Besides being the first country club in town, the Cedar Crest Country Club became a part of local history for another reason on November 7, 1928, when the first newspapers ever delivered in Opelousas by airplane were dropped on its grounds. The plane was chartered by the Times-Picayune Publishing Company of New Orleans to carry news to Opelousas about the National Presidential election in a special airplane edition. The newspapers were picked up at the country club and brought to Opelousas and put on sale. The next day, that story made the first page of the Opelousas News.

Information about the Cedar Crest Golf Course was included in the St. Landry Parish booklet published by the Opelousas Chamber of Commerce, the City of Opelousas, the City of Eunice and the Town of Port Barre, with assistance by the St. Landry Parish Police Jury in July of 1929.

During that same month, Toby Veltin organized the Inter-city Golf Association. Teams from area towns got together and played tournaments organized at Cedar Crest and many other golf courses around Southwest Louisiana. Members of the association from Cedar Crest Club in Opelousas included A. E. “Toby” Veltin, Senator Henry D. Larcade, J. A. Dejean, Felix Richard, Lawrence Sandoz, Dr. George Beridon, John Wartelle, Manning Wartelle, H. P. Wartelle, Phillip Wartelle, and Professor Stafford.

The Cedar Crest Country Club became the place for special events and activities in the community. It hosted private parties, banquets, and civic organization events. It offered other entertainment opportunities like tennis matches, gun shooting events, etc. Professional golf instructors from throughout Louisiana came to the club to give lessons to those wanting to learn more about the game of golf.

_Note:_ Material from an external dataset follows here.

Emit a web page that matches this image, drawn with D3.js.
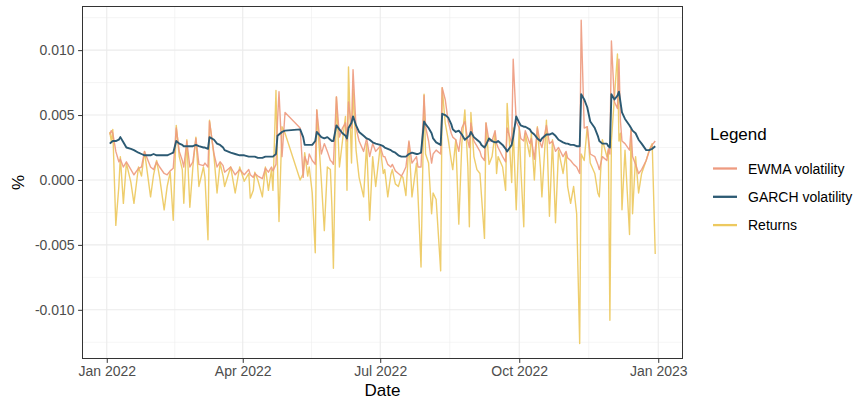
<!DOCTYPE html>
<html><head><meta charset="utf-8">
<script src="https://cdn.jsdelivr.net/npm/d3@7"></script>
<style>body{margin:0;background:#fff}svg{display:block}text{font-family:"Liberation Sans",Arial,Helvetica,sans-serif}</style>
</head><body><svg id="c" width="858" height="401"></svg>
<script>
const dates = ["2022-01-03","2022-01-04","2022-01-05","2022-01-07","2022-01-09","2022-01-10","2022-01-12","2022-01-14","2022-01-17","2022-01-19",
"2022-01-22","2022-01-24","2022-01-26","2022-01-30","2022-02-01","2022-02-03","2022-02-05","2022-02-08","2022-02-10","2022-02-12",
"2022-02-14","2022-02-16","2022-02-18","2022-02-20","2022-02-21","2022-02-23","2022-02-25","2022-02-27","2022-03-01","2022-03-03",
"2022-03-06","2022-03-07","2022-03-09","2022-03-10","2022-03-13","2022-03-15","2022-03-17","2022-03-19","2022-03-20","2022-03-24",
"2022-03-27","2022-03-30","2022-04-02","2022-04-05","2022-04-06","2022-04-08","2022-04-09","2022-04-11","2022-04-14","2022-04-16",
"2022-04-18","2022-04-20","2022-04-21","2022-04-23","2022-04-24","2022-04-25","2022-04-27","2022-04-29","2022-05-09","2022-05-11",
"2022-05-12","2022-05-14","2022-05-15","2022-05-17","2022-05-19","2022-05-20","2022-05-23","2022-05-25","2022-05-27","2022-05-29",
"2022-05-30","2022-05-31","2022-06-02","2022-06-04","2022-06-06","2022-06-08","2022-06-09","2022-06-10","2022-06-12","2022-06-13",
"2022-06-15","2022-06-17","2022-06-20","2022-06-22","2022-06-24","2022-06-26","2022-06-28","2022-07-01","2022-07-03","2022-07-04",
"2022-07-06","2022-07-08","2022-07-09","2022-07-11","2022-07-13","2022-07-15","2022-07-16","2022-07-18","2022-07-20","2022-07-22",
"2022-07-25","2022-07-26","2022-07-28","2022-07-30","2022-07-31","2022-08-02","2022-08-04","2022-08-05","2022-08-07","2022-08-10",
"2022-08-11","2022-08-13","2022-08-15","2022-08-17","2022-08-18","2022-08-20","2022-08-22","2022-08-24","2022-08-26","2022-08-28",
"2022-08-29","2022-08-30","2022-09-01","2022-09-03","2022-09-05","2022-09-06","2022-09-08","2022-09-09","2022-09-11","2022-09-13",
"2022-09-15","2022-09-16","2022-09-17","2022-09-20","2022-09-22","2022-09-23","2022-09-26","2022-09-27","2022-09-29","2022-10-01",
"2022-10-02","2022-10-04","2022-10-05","2022-10-08","2022-10-09","2022-10-11","2022-10-13","2022-10-15","2022-10-16","2022-10-19",
"2022-10-21","2022-10-23","2022-10-25","2022-10-27","2022-10-30","2022-11-01","2022-11-02","2022-11-04","2022-11-06","2022-11-08",
"2022-11-10","2022-11-11","2022-11-13","2022-11-15","2022-11-17","2022-11-20","2022-11-22","2022-11-23","2022-11-25","2022-11-28",
"2022-11-29","2022-11-30","2022-12-01","2022-12-03","2022-12-05","2022-12-06","2022-12-07","2022-12-08","2022-12-10","2022-12-13",
"2022-12-14","2022-12-15","2022-12-17","2022-12-19","2022-12-21","2022-12-24","2022-12-26","2022-12-28","2022-12-30"];

const returns = [0.0037,0.0030,0.0039,-0.0035,-0.0005,0.0018,-0.0018,0.0013,-0.0002,-0.0018,
0.0010,0.0003,0.0022,-0.0013,0.0004,0.0015,0.0002,-0.0023,-0.0005,0.0006,
-0.0031,0.0042,0.0018,0.0008,-0.0018,0.0031,-0.0021,0.0010,0.0033,-0.0005,
0.0010,0.0002,-0.0046,0.0046,0.0018,-0.0010,0.0013,0.0003,-0.0005,0.0010,
-0.0010,0.0010,-0.0001,0.0005,-0.0014,-0.0008,0.0006,0.0000,-0.0013,0.0010,
-0.0008,0.0008,-0.0008,0.0069,0.0012,-0.0032,0.0041,0.0036,0.0000,0.0005,
0.0021,0.0003,0.0010,-0.0010,-0.0056,0.0054,0.0000,-0.0039,0.0010,0.0008,
-0.0020,-0.0068,0.0064,0.0010,0.0030,0.0049,-0.0008,0.0087,0.0013,0.0070,
0.0023,0.0002,-0.0013,0.0028,-0.0031,0.0018,-0.0005,0.0026,0.0005,0.0008,
-0.0013,0.0004,0.0008,-0.0003,-0.0005,0.0003,0.0002,-0.0012,0.0029,-0.0013,
0.0013,-0.0012,-0.0067,0.0066,0.0020,0.0013,-0.0026,-0.0010,-0.0015,-0.0070,
0.0071,0.0044,0.0031,0.0015,0.0008,0.0031,-0.0034,0.0028,0.0054,0.0010,
-0.0036,0.0052,0.0018,0.0008,0.0005,-0.0012,-0.0045,0.0044,0.0012,0.0018,
0.0036,0.0005,0.0018,0.0010,-0.0008,0.0059,-0.0002,0.0040,-0.0023,0.0041,
0.0010,-0.0036,0.0036,0.0018,0.0036,0.0000,0.0041,0.0010,-0.0013,0.0046,
-0.0028,0.0031,-0.0033,0.0023,0.0005,0.0021,-0.0005,-0.0018,-0.0005,-0.0026,
-0.0126,0.0020,0.0015,0.0041,0.0013,0.0005,-0.0010,-0.0013,0.0031,0.0018,
0.0023,-0.0108,0.0030,0.0064,0.0097,0.0030,0.0036,-0.0023,0.0023,-0.0042,
0.0039,-0.0026,0.0018,-0.0010,0.0005,0.0015,0.0023,0.0028,-0.0057];

const ewma = [0.0035,0.0038,0.0036,0.0022,0.0014,0.0016,0.0010,0.0014,0.0008,0.0004,
0.0009,0.0010,0.0022,0.0010,0.0008,0.0014,0.0010,0.0005,0.0004,0.0007,
0.0009,0.0040,0.0022,0.0015,0.0010,0.0030,0.0010,0.0014,0.0032,0.0012,
0.0011,0.0013,0.0010,0.0045,0.0020,0.0010,0.0014,0.0011,0.0006,0.0010,
0.0004,0.0008,0.0004,0.0008,0.0004,0.0002,0.0005,0.0003,0.0001,0.0009,
0.0006,0.0010,0.0007,0.0012,0.0045,0.0068,0.0018,0.0052,0.0040,0.0002,
0.0018,0.0012,0.0020,0.0015,0.0012,0.0054,0.0020,0.0028,0.0022,0.0015,
0.0014,0.0012,0.0064,0.0033,0.0040,0.0044,0.0030,0.0060,0.0040,0.0085,
0.0040,0.0030,0.0022,0.0032,0.0018,0.0028,0.0022,0.0026,0.0018,0.0018,
0.0012,0.0010,0.0012,0.0007,0.0005,0.0003,0.0005,0.0010,0.0030,0.0013,
0.0018,0.0010,0.0010,0.0065,0.0041,0.0030,0.0013,0.0020,0.0023,0.0020,
0.0071,0.0062,0.0045,0.0036,0.0033,0.0031,0.0022,0.0040,0.0045,0.0030,
0.0025,0.0044,0.0030,0.0026,0.0022,0.0018,0.0015,0.0044,0.0030,0.0030,
0.0038,0.0028,0.0025,0.0018,0.0014,0.0040,0.0028,0.0093,0.0045,0.0040,
0.0032,0.0030,0.0038,0.0028,0.0032,0.0016,0.0040,0.0028,0.0025,0.0042,
0.0028,0.0030,0.0022,0.0025,0.0018,0.0022,0.0017,0.0015,0.0012,0.0010,
0.0005,0.0123,0.0040,0.0041,0.0020,0.0018,0.0012,0.0008,0.0018,0.0015,
0.0024,0.0020,0.0107,0.0060,0.0055,0.0093,0.0045,0.0030,0.0028,0.0023,
0.0039,0.0018,0.0012,0.0005,0.0008,0.0015,0.0022,0.0027,0.0030];

const garch = [0.0028,0.0029,0.0030,0.0030,0.0031,0.0033,0.0029,0.0025,0.0024,0.0023,
0.0021,0.0020,0.0019,0.0019,0.0020,0.0019,0.0019,0.0019,0.0019,0.0020,
0.0021,0.0030,0.0028,0.0027,0.0026,0.0026,0.0026,0.0026,0.0027,0.0026,
0.0025,0.0025,0.0024,0.0033,0.0031,0.0028,0.0027,0.0025,0.0023,0.0021,
0.0020,0.0019,0.0019,0.0018,0.0018,0.0018,0.0018,0.0017,0.0017,0.0018,
0.0018,0.0018,0.0018,0.0020,0.0034,0.0035,0.0037,0.0038,0.0039,0.0033,
0.0027,0.0027,0.0027,0.0027,0.0030,0.0037,0.0033,0.0032,0.0033,0.0031,
0.0030,0.0030,0.0042,0.0039,0.0036,0.0034,0.0032,0.0040,0.0044,0.0049,
0.0042,0.0037,0.0034,0.0032,0.0031,0.0029,0.0028,0.0027,0.0026,0.0025,
0.0024,0.0023,0.0022,0.0021,0.0019,0.0018,0.0018,0.0018,0.0020,0.0021,
0.0020,0.0020,0.0021,0.0045,0.0043,0.0040,0.0036,0.0032,0.0029,0.0027,
0.0051,0.0050,0.0048,0.0043,0.0039,0.0037,0.0038,0.0035,0.0031,0.0033,
0.0034,0.0037,0.0033,0.0031,0.0029,0.0027,0.0025,0.0027,0.0032,0.0030,
0.0029,0.0029,0.0030,0.0027,0.0024,0.0022,0.0027,0.0033,0.0049,0.0044,
0.0042,0.0041,0.0041,0.0039,0.0037,0.0035,0.0032,0.0030,0.0032,0.0035,
0.0035,0.0036,0.0034,0.0031,0.0029,0.0028,0.0028,0.0027,0.0027,0.0026,
0.0026,0.0066,0.0062,0.0056,0.0045,0.0040,0.0034,0.0030,0.0028,0.0028,
0.0026,0.0025,0.0066,0.0062,0.0065,0.0068,0.0060,0.0052,0.0047,0.0042,
0.0040,0.0038,0.0036,0.0031,0.0028,0.0023,0.0023,0.0024,0.0026];

const seriesNames = ["EWMA volatility", "GARCH volatility", "Returns"];
const seriesColors = ["#EE9B80", "#2C5A73", "#EDC95F"];
const yTicks = [-0.010, -0.005, 0.000, 0.005, 0.010];
const yTickLabels = ["-0.010", "-0.005", "0.000", "0.005", "0.010"];
const xTicks = ["2022-01-01", "2022-04-01", "2022-07-01", "2022-10-01", "2023-01-01"];
const xTickLabels = ["Jan 2022", "Apr 2022", "Jul 2022", "Oct 2022", "Jan 2023"];
const yLimits = [-0.01375, 0.01336];

const parse = d3.utcParse("%Y-%m-%d");
const dt = dates.map(parse);
const svg = d3.select("#c");
const P = {l: 82.5, r: 682.5, t: 6.5, b: 358.5};

const ext = d3.extent(dt);
const pad = (ext[1] - ext[0]) * 0.05;
const x = d3.scaleUtc().domain([new Date(+ext[0] - pad), new Date(+ext[1] + pad)]).range([P.l, P.r]);
const y = d3.scaleLinear().domain(yLimits).range([P.b, P.t]);

svg.append("rect").attr("width", 858).attr("height", 401).attr("fill", "#fff");

// grid
const xt = xTicks.map(parse);
const xMinor = [];
for (let i = 0; i < xt.length - 1; i++) xMinor.push(new Date((+xt[i] + +xt[i + 1]) / 2));
const yMinor = [yTicks[0] - 0.0025].concat(yTicks.map(v => v + 0.0025)).filter(v => v > yLimits[0] && v < yLimits[1]);
const g = svg.append("g");
g.selectAll(".ymn").data(yMinor).enter().append("line")
  .attr("x1", P.l).attr("x2", P.r).attr("y1", d => y(d)).attr("y2", d => y(d))
  .attr("stroke", "#EFEFEF").attr("stroke-width", 0.6);
g.selectAll(".xmn").data(xMinor).enter().append("line")
  .attr("y1", P.t).attr("y2", P.b).attr("x1", d => x(d)).attr("x2", d => x(d))
  .attr("stroke", "#EFEFEF").attr("stroke-width", 0.6);
g.selectAll(".ymj").data(yTicks).enter().append("line")
  .attr("x1", P.l).attr("x2", P.r).attr("y1", d => y(d)).attr("y2", d => y(d))
  .attr("stroke", "#EBEBEB").attr("stroke-width", 1.1);
g.selectAll(".xmj").data(xt).enter().append("line")
  .attr("y1", P.t).attr("y2", P.b).attr("x1", d => x(d)).attr("x2", d => x(d))
  .attr("stroke", "#EBEBEB").attr("stroke-width", 1.1);

// lines
const series = [ewma, garch, returns];
const drawOrder = [2, 0, 1];
const widths = [1.4, 1.9, 1.4];
const lineGen = vals => d3.line().x((d, i) => x(dt[i])).y(d => y(d))(vals);
const clip = svg.append("clipPath").attr("id", "pc").append("rect")
  .attr("x", P.l).attr("y", P.t).attr("width", P.r - P.l).attr("height", P.b - P.t);
const lg = svg.append("g").attr("clip-path", "url(#pc)");
drawOrder.forEach(k => {
  lg.append("path").attr("d", lineGen(series[k])).attr("fill", "none")
    .attr("stroke", seriesColors[k]).attr("stroke-width", widths[k])
    .attr("stroke-linejoin", "round").attr("opacity", k === 1 ? 1 : 0.92);
});

// border
svg.append("rect").attr("x", P.l).attr("y", P.t).attr("width", P.r - P.l).attr("height", P.b - P.t)
  .attr("fill", "none").attr("stroke", "#333333").attr("stroke-width", 1);

// axes
const yAxis = d3.axisLeft(y).tickValues(yTicks).tickSize(4.4).tickPadding(3.5)
  .tickFormat((d, i) => yTickLabels[i]);
const ya = svg.append("g").attr("transform", `translate(${P.l},0)`).call(yAxis);
const xAxis = d3.axisBottom(x).tickValues(xt).tickSize(4.4).tickPadding(3.5)
  .tickFormat((d, i) => xTickLabels[i]);
const xa = svg.append("g").attr("transform", `translate(0,${P.b})`).call(xAxis);
[ya, xa].forEach(a => {
  a.select(".domain").remove();
  a.selectAll(".tick line").attr("stroke", "#333333").attr("stroke-width", 1);
  a.selectAll(".tick text").attr("fill", "#4D4D4D").style("font-size", "14px")
    .style("font-family", '"Liberation Sans", Arial, sans-serif');
});

// titles
svg.append("text").attr("x", (P.l + P.r) / 2).attr("y", 396).attr("text-anchor", "middle")
  .style("font-size", "17px").attr("fill", "#000").text("Date");
svg.append("text").attr("transform", `translate(24,${(P.t + P.b) / 2}) rotate(-90)`)
  .attr("text-anchor", "middle").style("font-size", "17px").attr("fill", "#000").text("%");

// legend
const leg = svg.append("g");
leg.append("text").attr("x", 710).attr("y", 140).style("font-size", "17px").attr("fill", "#000").text("Legend");
seriesNames.forEach((n, i) => {
  const cy = 168.5 + i * 28.3;
  leg.append("line").attr("x1", 713).attr("x2", 737).attr("y1", cy).attr("y2", cy)
    .attr("stroke", seriesColors[i]).attr("stroke-width", 2.3);
  leg.append("text").attr("x", 748).attr("y", cy).attr("dy", "0.36em")
    .style("font-size", "14px").attr("fill", "#000").text(n);
});
</script></body></html>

As the club continued to grow, it became necessary to add to the property. In August of 1929 the Clarion News printed an article on the first page stating the Cedar Crest Country Club was being reorganized by a group of local businessmen including L. J. Larcade, L. M. Lafleur, Senator Henry Larcade, J. A. Dejean, Morris Hirsch, Allen Dezauche, A. E. “Toby” Veltin, Dr. Lionel Bienvenu, Lawrence Sandoz and Alex Watkins. Toby Veltin agreed to a five-year lease on the property to the club at that time. The reorganization plan included building a Club House near the golf course.

Business interests in Opelousas were enlisted to further develop the course. A statement issued by members of the committee in charge read as follows: “We regard a golf course as a splendid asset to any community and virtually every city the size of Opelousas either owns one or has one within it limits. It offers entertaining, healthful exercise for men, women and children. Every wide-awake community realizes this. It deserves the assistance and co-operation of every citizen and civic body in Opelousas.”

The drive to improve the Cedar Crest Country Club was not very successful. on July 17, 1930, after annual dues were not met, Toby Veltin announced the golf course would close by July 15.

Announcement in the Clarion-News on Thursday, July 17, 1930, Page one.

Golf enthusiasts in and around Opelousas immediately formed a canvassing committee with a new membership drive launched. The golf course was saves, but it had a different name, and a different purpose.

In 1929, at the same time the Cedar Crest Country Club was operating, Toby Veltin and his wife Julia Boagni Veltin organized the Cedar Lane Supper Club.  This was a private group that held events like dinner dances throughout the year.  Eventually the Cedar Crest Country Club and Golf Course became the Cedar Lane Country Club, and by the end of the 1930s, it developed into a nightclub known as the Cedar Lane Club. That club grew to be one of the finest entertainment spots in Southwest Louisiana.

And, as the saying goes, the rest is history.